I’ve been doing a lot of reading on women in American church history. One woman who particularly fascinates me is Anne Hutchinson. There is so much about this woman that I admire. And when I look at her story, I wonder if it could have ended differently if she were taken more seriously and shepherded by the church from the start.

In No Little Women, I include a little about Anne’s story while connecting a thread that I see in a lot of women teachers—a claim to a special, authoritative revelation from God for their own voice to be heard. But there’s something else I notice about Anne’s story. The logistics of her teaching has many parallels to popular women’s ministry programs today. Here’s an excerpt from my book:

There is much about this woman to admire—particularly her desire to take theology seriously and to demonstrate how what we believe to be true about the person and work of Jesus Christ shapes our everyday living. Anne challenged the patriarchy in her day while also striving to live as a godly woman, wife, and mother. She was passionate to continue a discussion after a church sermon had ended, examining Scripture and even longing to engage more with the pastor about the doctrines he taught. She resisted the legalism, bad theology, and politics in England, to the point where, at forty-three years of age, she traveled with her family from England to the New World. Anne Hutchinson’s story is complicated and nuanced. The New World apparently wasn’t ready for a woman like her. In 1638, she was excommunicated from the Puritan church and banished from the Massachusetts Bay Colony, “denounced as a liar, a leper, and the Devil’s helper” (quotes from Divine Rebel, by Selma Williams, 185)
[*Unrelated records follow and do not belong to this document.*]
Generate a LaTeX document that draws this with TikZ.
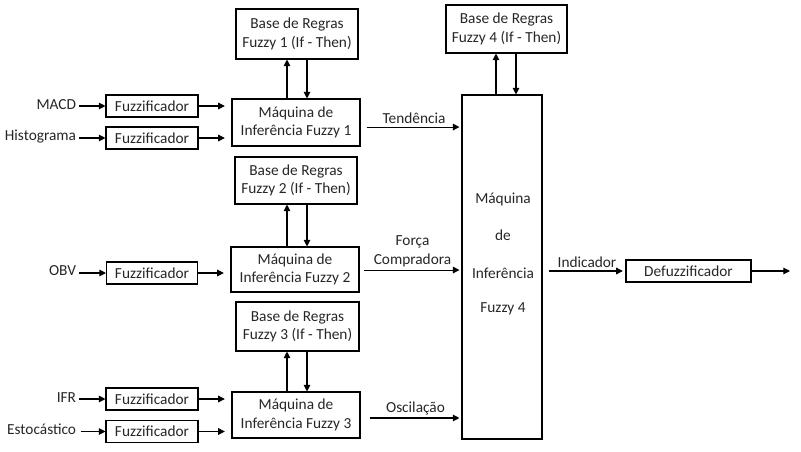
\documentclass[tikz,border=0pt]{standalone}
\usepackage{fontspec}
\setmainfont{Carlito}
\usetikzlibrary{arrows.meta,calc}
\tikzset{
  txt/.style={font=\fontsize{11.5}{14}\selectfont, text=black!85},
  box/.style={draw, line width=0.8pt, align=center, inner sep=1pt, txt},
  lbl/.style={inner sep=2pt, align=center, txt},
  arr/.style={-{Triangle[length=5pt,width=5pt]}, line width=0.8pt}
}

\begin{document}
\begin{tikzpicture}[x=0.75pt,y=-0.75pt]
        \useasboundingbox (0,0) rectangle (801,451);
        % First Block
        \node[box, minimum width=91.5pt, minimum height=37.5pt] (b1) at (297,34) {Base de Regras\\Fuzzy 1 (If - Then)};
        \node[box, minimum width=96pt, minimum height=35.25pt] (m1) at (296,122.5) {Máquina de\\Inferência Fuzzy 1};
        \node[box, minimum width=69pt, minimum height=16.5pt] (f1) at (152,106) {Fuzzificador};
        \node[box, minimum width=69pt, minimum height=16.5pt] (f2) at (152,138) {Fuzzificador};
        \node[lbl, anchor=east] (macd) at (79,105) {MACD};
        \node[lbl, anchor=east] (hist) at (79,137) {Histograma};
        \draw[arr] (macd.east |- f1.west) -- (f1.west);
        \draw[arr] (hist.east |- f2.west) -- (f2.west);
        \draw[arr, shorten >=5pt] (f1.east) -- (f1.east -| m1.west);
        \draw[arr, shorten >=5pt] (f2.east) -- (f2.east -| m1.west);
        \draw[arr] ([xshift=-6.75pt]m1.north) -- ([xshift=-6.75pt]m1.north |- b1.south);
        \draw[arr] ([xshift=8.25pt]m1.north |- b1.south) -- ([xshift=8.25pt]m1.north);
        % Second Block
        \node[box, minimum width=91.5pt, minimum height=35.25pt] (b2) at (296,180.5) {Base de Regras\\Fuzzy 2 (If - Then)};
        \node[box, minimum width=96pt, minimum height=33.75pt] (m2) at (295,269.5) {Máquina de\\Inferência Fuzzy 2};
        \node[box, minimum width=68.25pt, minimum height=16.5pt] (f3) at (152,273) {Fuzzificador};
        \node[lbl, anchor=east] (obv) at (79,271) {OBV};
        \draw[arr] (obv.east |- f3.west) -- (f3.west);
        \draw[arr, shorten >=5pt] (f3.east) -- (f3.east -| m2.west);
        \draw[arr] ([xshift=-6pt]m2.north) -- ([xshift=-6pt]m2.north |- b2.south);
        \draw[arr] ([xshift=9pt]m2.north |- b2.south) -- ([xshift=9pt]m2.north);
        % Third Block
        \node[box, minimum width=92.25pt, minimum height=36.75pt] (b3) at (297.5,326.5) {Base de Regras\\Fuzzy 3 (If - Then)};
        \node[box, minimum width=96pt, minimum height=34.5pt] (m3) at (296,415) {Máquina de\\Inferência Fuzzy 3};
        \node[box, minimum width=69pt, minimum height=16.5pt] (f4) at (152,399) {Fuzzificador};
        \node[box, minimum width=69pt, minimum height=16.5pt] (f5) at (152,431.5) {Fuzzificador};
        \node[lbl, anchor=east] (ifr) at (79,398) {IFR};
        \node[lbl, anchor=east] (esto) at (79,429) {Estocástico};
        \draw[arr] (ifr.east |- f4.west) -- (f4.west);
        \draw[arr] ([xshift=1.5pt]esto.east |- f5.west) -- (f5.west);
        \draw[arr, shorten >=5pt] (f4.east) -- (f4.east -| m3.west);
        \draw[arr, shorten >=5pt] (f5.east) -- (f5.east -| m3.west);
        \draw[arr] ([xshift=-6.75pt]m3.north) -- ([xshift=-6.75pt]m3.north |- b3.south);
        \draw[arr] ([xshift=8.25pt]m3.north |- b3.south) -- ([xshift=8.25pt]m3.north);
        % Fourth Block
        \node[box, minimum width=90.75pt, minimum height=36pt] (b4) at (506.5,29) {Base de Regras\\Fuzzy 4 (If - Then)};
        \node[box, minimum width=60pt, minimum height=258pt] (m4) at (502,267) {};
        \node[lbl] (m4t) at ($(m4.center)+(1,-13)$) {Máquina\\[14pt]de\\[14pt]Inferência\\[12pt]Fuzzy 4};
        \draw[arr] ([xshift=-4.5pt]m4.north) -- ([xshift=-4.5pt]m4.north |- b4.south);
        \draw[arr] ([xshift=10.5pt]m4.north |- b4.south) -- ([xshift=10.5pt]m4.north);
        % Outputs
        \draw[arr, shorten >=1.5pt] ([xshift=4.5pt,yshift=-3.4pt]m1.east) coordinate (t1) -- (t1 -| m4.west)
            node[lbl, midway, above] {Tendência};
        \draw[arr, shorten >=1.5pt] ([xshift=3pt,yshift=-0.4pt]m2.east) coordinate (t2) -- (t2 -| m4.west)
            node[lbl, midway, above] {Força\\Compradora};
        \draw[arr, shorten >=1.5pt] ([xshift=6.75pt,yshift=-2.25pt]m3.east) coordinate (t3) -- (t3 -| m4.west)
            node[lbl, midway, above] {Oscilação};
        \node[box, minimum width=93.75pt, minimum height=16.5pt] (dfz) at (688.5,271) {Defuzzificador};
        \draw[arr, shorten >=2pt] ([xshift=4.5pt]m4.east |- dfz.west) -- (dfz.west)
            node[lbl, midway, above] {Indicador};
        \coordinate (out) at (790,271);
        \draw[arr] (dfz.east) -- (out);
\end{tikzpicture}
\end{document}
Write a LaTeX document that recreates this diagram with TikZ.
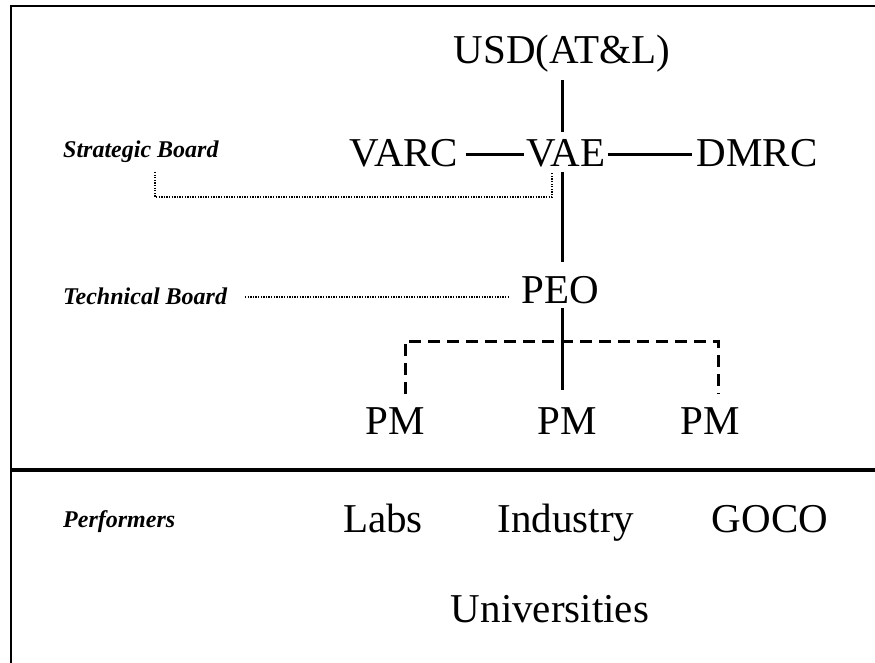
\documentclass[tikz,border=0pt]{standalone}
\usepackage{fontspec}
\setmainfont{Liberation Serif}
\begin{document}
\begin{tikzpicture}[x=1pt,y=-1pt,
  big/.style={font=\fontsize{41}{48}\selectfont, inner sep=0pt, anchor=base},
  side/.style={font=\fontsize{24}{28}\selectfont\bfseries\itshape, inner sep=0pt, anchor=base west},
  frameline/.style={line width=2pt},
  sepline/.style={line width=4pt},
  solidline/.style={line width=3pt},
  dashline/.style={line width=3pt, dash pattern=on 12pt off 7pt},
  dotline/.style={line width=1.3pt, dash pattern=on 1.3pt off 1.3pt}]
\useasboundingbox (0,0) rectangle (875,663);
% frame
\draw[frameline] (875,6) -- (11,6) -- (11,663);
\draw[sepline] (11,470) -- (875,470);
% nodes
\node[big] (usd) at (562,64) {USD(AT\&L)};
\node[big] (varc) at (404,167) {VARC};
\node[big] (vae) at (566,167) {VAE};
\node[big] (dmrc) at (757,167) {DMRC};
\node[big] (peo) at (560,303) {PEO};
\node[big] (pmL) at (395,434) {PM};
\node[big] (pmM) at (567,434) {PM};
\node[big] (pmR) at (710,434) {PM};
\node[side] (sb) at (63,158) {Strategic Board};
\node[side] (tb) at (63,304) {Technical Board};
\node[side] (perf) at (63,527) {Performers};
\node[big] (labs) at (383,532) {Labs};
\node[big] (ind) at (566,532) {Industry};
\node[big] (goco) at (770,532) {GOCO};
\node[big] (univ) at (550,622) {Universities};
% coordinates
\coordinate (a1) at (562,80);
\coordinate (a2) at (562,132);
\coordinate (b1) at (562,172);
\coordinate (b2) at (562,262);
\coordinate (c1) at (562,308);
\coordinate (c2) at (562,390);
\coordinate (dL) at (405,394);
\coordinate (dLt) at (405,341);
\coordinate (dRt) at (718,341);
\coordinate (dR) at (718,394);
\coordinate (sL) at (155,172);
\coordinate (sLb) at (155,197);
\coordinate (sRb) at (552,197);
\coordinate (sR) at (552,172);
\coordinate (t1) at (245,297);
\coordinate (t2) at (508,297);
% connectors
\draw[solidline] (a1) -- (a2);
\draw[solidline] (b1) -- (b2);
\draw[solidline] (c1) -- (c2);
\draw[solidline] ([xshift=7pt]varc.east |- 0,155) -- ([xshift=-2pt]vae.west |- 0,155);
\draw[solidline] ([xshift=2pt]vae.east |- 0,155) -- ([xshift=-4pt]dmrc.west |- 0,155);
\draw[dashline] (dL) -- (dLt) -- (dRt) -- (dR);
\draw[dotline] (sL) -- (sLb) -- (sRb) -- (sR);
\draw[dotline] (t1) -- (t2);
\end{tikzpicture}
\end{document}
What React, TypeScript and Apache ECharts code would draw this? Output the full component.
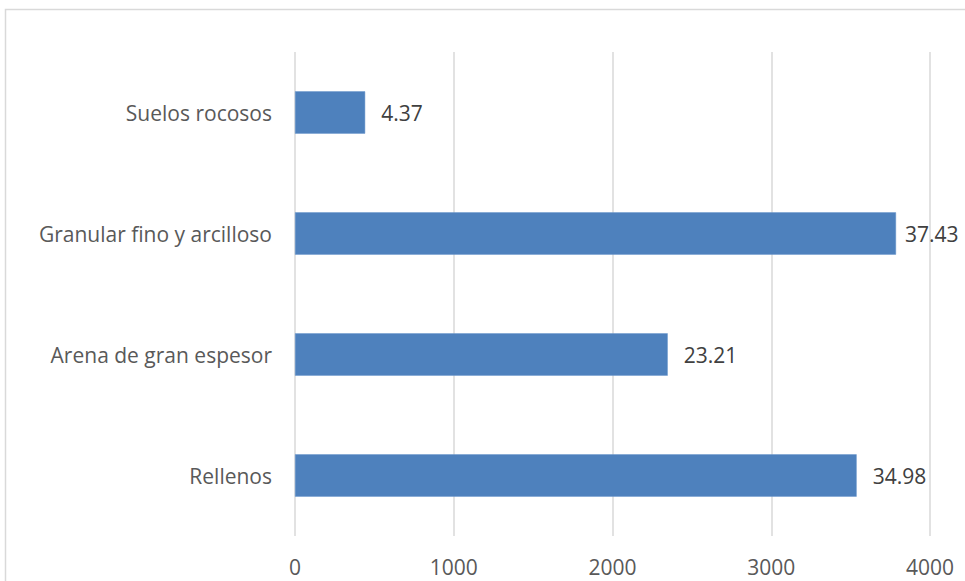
import React, { useEffect, useRef } from "react";
import * as echarts from "echarts";

const categories = ["Rellenos", "Arena de gran espesor", "Granular fino y arcilloso", "Suelos rocosos"];
const values = [3538, 2348, 3786, 442];
const percentLabels = ["34.98", "23.21", "37.43", "4.37"];
const xTicks = [0, 1000, 2000, 3000, 4000];

export default function App() {
  const ref = useRef<HTMLDivElement>(null);
  useEffect(() => {
    if (!ref.current) return;
    const chart = echarts.init(ref.current, null, { renderer: "svg" });
    const font = "'Open Sans', sans-serif";
    const maxVal = Math.max(...values);
    chart.setOption({
      animation: false,
      backgroundColor: "#ffffff",
      graphic: [
        {
          type: "rect",
          shape: { x: 5.5, y: 9.5, width: 1000, height: 700 },
          style: { fill: "none", stroke: "#d9d9d9", lineWidth: 1.5 },
          silent: true,
        },
      ],
      grid: { left: 295, right: 35, top: 52, bottom: 45, containLabel: false },
      xAxis: {
        type: "value",
        min: xTicks[0],
        max: xTicks[xTicks.length - 1],
        interval: 1000,
        axisLine: { show: false },
        axisTick: { show: false },
        splitLine: { show: true, lineStyle: { color: "#d9d9d9", width: 1.5 } },
        axisLabel: {
          color: "#595959",
          fontSize: 21,
          fontFamily: font,
          margin: 20,
          formatter: (v: number) => String(v),
        },
      },
      yAxis: {
        type: "category",
        data: categories,
        axisLine: { show: false },
        axisTick: { show: false },
        axisLabel: { color: "#595959", fontSize: 21, fontFamily: font, margin: 23 },
      },
      series: [
        {
          type: "bar",
          data: values.map((v) =>
            v === maxVal ? { value: v, label: { distance: 9 } } : v
          ),
          barWidth: "35%",
          itemStyle: { color: "#4e81bd", borderColor: "#6a96cc", borderWidth: 0.5 },
          label: {
            show: true,
            position: "right",
            distance: 16,
            color: "#404040",
            fontSize: 21,
            fontFamily: font,
            formatter: (p: any) => percentLabels[p.dataIndex],
          },
        },
      ],
    });
    return () => chart.dispose();
  }, []);
  return (
    <div
      ref={ref}
      style={{ position: "absolute", left: 0, top: 0, width: 965, height: 581 }}
    />
  );
}
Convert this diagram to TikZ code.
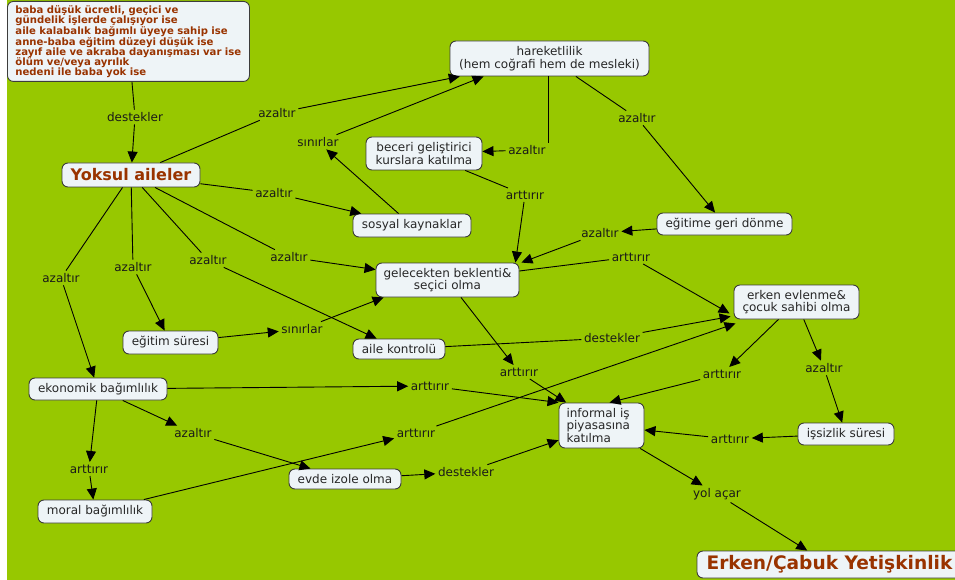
\documentclass[tikz,border=0pt]{standalone}
\usepackage{fontspec}
\setmainfont{DejaVu Sans}
\usetikzlibrary{arrows.meta,calc}
\definecolor{bggreen}{RGB}{151,200,0}
\definecolor{boxfill}{RGB}{238,244,247}
\definecolor{boxdraw}{RGB}{60,60,60}
\definecolor{brownt}{RGB}{153,51,0}
\definecolor{labtext}{RGB}{25,25,25}
\begin{document}
\begin{tikzpicture}[x=1pt,y=-1pt,
  concept/.style={draw=boxdraw, fill=boxfill, rounded corners=6pt, line width=0.9pt,
    font=\fontsize{12}{12.5}\selectfont, text=black!85, inner sep=2pt},
  lab/.style={font=\fontsize{12}{12.5}\selectfont, text=labtext, inner sep=2.5pt},
  con/.style={line width=0.9pt, draw=black},
  arr/.style={con, -{Triangle[length=11pt,width=10pt]}}
]
\useasboundingbox (0,0) rectangle (955,580);
\fill[white] (0,0) rectangle (955,580);
\fill[bggreen] (7,0) rectangle (955,580);

% concepts
\node[concept, anchor=north west, minimum width=242pt, minimum height=80pt, text width=226pt,
  inner xsep=8pt, align=left, font=\bfseries\fontsize{10.1}{10}\selectfont, text=brownt] (top) at (7,1)
  {baba düşük ücretli, geçici ve\\gündelik işlerde çalışıyor ise\\aile kalabalık bağımlı üyeye sahip ise\\anne-baba eğitim düzeyi düşük ise\\zayıf aile ve akraba dayanışması var ise\\ölüm ve/veya ayrılık\\nedeni ile baba yok ise};
\node[concept, minimum width=138pt, minimum height=24pt, font=\bfseries\fontsize{16}{16}\selectfont, text=brownt] (yok) at (131,175) {Yoksul aileler};
\node[concept, minimum width=199pt, minimum height=35pt, align=center] (hare) at (549.5,58.5) {hareketlilik\\(hem coğrafi hem de mesleki)};
\node[concept, minimum width=116pt, minimum height=33pt, align=center] (bec) at (424,153.5) {beceri geliştirici\\kurslara katılma};
\node[concept, minimum width=118pt, minimum height=23pt] (sos) at (412,225.5) {sosyal kaynaklar};
\node[concept, minimum width=135pt, minimum height=22pt] (egd) at (724.5,224) {eğitime geri dönme};
\node[concept, minimum width=143pt, minimum height=34pt, align=center] (gel) at (447.5,280) {gelecekten beklenti\&\\seçici olma};
\node[concept, minimum width=125pt, minimum height=34pt, align=center] (erk) at (796.5,302) {erken evlenme\&\\çocuk sahibi olma};
\node[concept, minimum width=95pt, minimum height=23pt] (egs) at (170.5,342.5) {eğitim süresi};
\node[concept, minimum width=92pt, minimum height=20pt] (aile) at (399,349) {aile kontrolü};
\node[concept, minimum width=138pt, minimum height=22pt] (eko) at (98,389) {ekonomik bağımlılık};
\node[concept, minimum width=114pt, minimum height=23pt] (mor) at (95,511.5) {moral bağımlılık};
\node[concept, minimum width=112pt, minimum height=20pt] (evd) at (345,479) {evde izole olma};
\node[concept, minimum height=45pt, text width=70pt, inner xsep=7.5pt, align=left] (inf) at (601.5,425.5) {informal iş\\piyasasına\\katılma};
\node[concept, minimum width=96pt, minimum height=22pt] (iss) at (846,434) {işsizlik süresi};
\node[concept, minimum width=265pt, minimum height=27pt, font=\bfseries\fontsize{18.6}{18.6}\selectfont, text=brownt] (ecy) at (829.5,564.5) {Erken/Çabuk Yetişkinlik};

% labels
\node[lab] (l1) at (135,117) {destekler};
\node[lab] (l2) at (277,113) {azaltır};
\node[lab] (l3) at (318,142) {sınırlar};
\node[lab] (l4) at (274,193) {azaltır};
\node[lab] (l5) at (527,150) {azaltır};
\node[lab] (l6) at (637,118) {azaltır};
\node[lab] (l7) at (525,195) {arttırır};
\node[lab] (l8) at (600,233) {azaltır};
\node[lab] (l9) at (631,257) {arttırır};
\node[lab] (l10) at (61,278) {azaltır};
\node[lab] (l11) at (133,267) {azaltır};
\node[lab] (l12) at (208,260) {azaltır};
\node[lab] (l13) at (289,257) {azaltır};
\node[lab] (l14) at (302,329) {sınırlar};
\node[lab] (l15) at (612,338) {destekler};
\node[lab] (l16) at (519,372) {arttırır};
\node[lab] (l17) at (430,386) {arttırır};
\node[lab] (l18) at (193,433) {azaltır};
\node[lab] (l19) at (416,433) {arttırır};
\node[lab] (l20) at (89,469) {arttırır};
\node[lab] (l21) at (466,472) {destekler};
\node[lab] (l22) at (722,374) {arttırır};
\node[lab] (l23) at (824,368) {azaltır};
\node[lab] (l24) at (730,439) {arttırır};
\node[lab] (l25) at (717,494) {yol açar};

% connectors
\draw[con] (top) -- (l1); \draw[arr] (l1) -- (yok);
\draw[con] (yok) -- (l2); \draw[arr] (l2) -- (hare);
\draw[arr] (sos) -- (l3); \draw[arr] (l3) -- ($(hare.south west)+(34,0)$);
\draw[con] (yok) -- (l4); \draw[arr] (l4) -- (sos);
\draw[con] (hare.south -| l5.north east) -- (l5.north east); \draw[arr] (l5) -- (bec);
\draw[con] (hare) -- (l6); \draw[arr] (l6) -- (egd);
\draw[con] (bec) -- (l7); \draw[arr] (l7) -- ($(gel.north east)+(-4,0)$);
\draw[arr] (egd) -- (l8); \draw[arr] (l8) -- ($(gel.north east)+(2,0)$);
\draw[con] (gel) -- (l9); \draw[arr] (l9) -- ($(erk.south west)+(-4,-6)$);
\draw[con] (yok) -- (l10); \draw[arr] (l10) -- (eko);
\draw[con] (yok) -- (l11); \draw[arr] (l11) -- (egs);
\draw[con] (yok) -- (l12); \draw[arr] (l12) -- (aile);
\draw[con] (yok) -- (l13); \draw[arr] (l13) -- (gel);
\draw[arr] (egs) -- (l14); \draw[arr] (l14) -- ($(gel.south west)+(8,0)$);
\draw[con] (aile) -- (l15); \draw[arr] (l15) -- ($(erk.south west)+(-3,-3)$);
\draw[arr] (gel) -- (l16); \draw[arr] (l16) -- (inf);
\draw[arr] (eko) -- (l17); \draw[arr] (l17) -- (inf.north west);
\draw[arr] (eko) -- (l18); \draw[arr] (l18) -- (evd);
\draw[arr] (mor) -- (l19); \draw[arr] (l19) -- ($(erk.south west)+(2,4)$);
\draw[arr] (eko) -- (l20); \draw[arr] (l20) -- (mor);
\draw[arr] (evd) -- (l21); \draw[arr] (l21) -- (inf);
\draw[arr] (erk) -- (l22); \draw[arr] (l22) -- ($(inf.north)+(8,0)$);
\draw[arr] (erk) -- (l23); \draw[arr] (l23) -- (iss);
\draw[arr] (iss) -- (l24); \draw[arr] (l24) -- (inf);
\draw[arr] (inf) -- (l25); \draw[arr] (l25) -- (ecy);
\end{tikzpicture}
\end{document}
One of Anne’s tactics to be heard was to claim direct revelations from God. It was difficult for a woman’s views and contributions to be taken seriously, and this was a way to get even the men to listen. At first she appealed mainly to women, who would gather at her home to discuss John Cotton’s sermons. After all, she got the impression that Cotton preferred being isolated in his study to being bothered with such personal interactions. And “‘the godly magistrates and the elders of the church . . . winked at . . . her practice’ for several months, even though her audiences grew larger and larger till she was seen as accommodating in her cramped living room almost every woman in Boston, and some from neighboring towns too.” Why would the church officers wink at women who wanted to have more depth in their learning? Many of these women were attracted to Anne because they were “frustrated by the intellectual stagnation that was their lot as outsider” (96). Here we have the women kept at arm’s length from the ministry, left without oversight in a peripheral existence where it was no big deal what they were learning. But Anne’s message, accompanied by her special revelations from God, soon began reaching the men as well. In just two years, she had “the strongest constituency of any leader in the whole colony” (121).

…Do we take women seriously?…This is a question worth examining with more insight than our first reactions may give.